The Life & Death of Boost
2016 dawned and the sneaker world was a flutter. Adidas had dropped a new technology which was available on its new line of lifestyle runners; Boost technology had popped. The NMD and Ultraboost hype “boosted” Adidas into the #2 sneaker spot. Then with a further buoy from Kanye West’s Yeezy line, Adidas was able to strike into the #1 spot, briefly. By mid-2017, boost technology had peaked. Boost fanatics from the year before seemed scarce, and even though Yeezy was pushing the Adidas boat forward, first place was unsustainable.
But what sank the Adidas wave? People claim the Nike marketing arm (as insanely talented as they are) was responsible for a relentless onslaught that caught Adidas off-guard. However, the reality is much simpler. Despite the greatness that is Nike marketing, the quiver in the arrow that killed the Adidas wave was nostalgia.
While boost technology was innovative, comfortable, and for a moment, super cool, it offered no long-lasting feeling of importance. When compared to a bred Air Jordan 1 or an Atmos Air Max 1, the feeling from buying boost is short-lived.
Adidas, while a sneaker powerhouse of the modern era, has a very limited sneaker archive. Adidas’ failure to perpetuate the number one spot for a prolonged period lies in their inability to fully capture the heart of the market outside of the fütbol crowd. Most millennials didn’t grow up coveting sneakers from Adidas. Outside of the Stan Smith and Shelltoes, Adidas’ relevance pre-2000 was limited to the world of soccer.

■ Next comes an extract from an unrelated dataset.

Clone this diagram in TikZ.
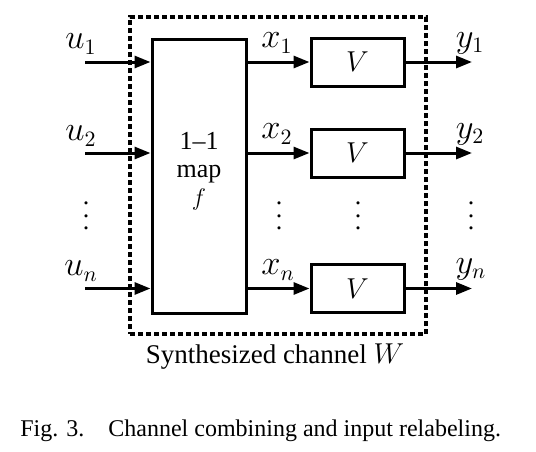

Someone somewhere is reading this and underestimating the overwhelming power of nostalgia in the sneaker community, but the signs are all around you. In December, Nike’s Jordan Brand division sold out of one million pairs of Air Jordan 11 Concord’s and similarly sold six-figures numbers of their Infrared Air Jordan 6 over the past two weeks. Each week classic Jordan silhouettes are introduced in new, unimpressive colorways with less than premium materials and still sell in numbers that would embarrass even the most ambitious new silhouettes, that is the power of nostalgia.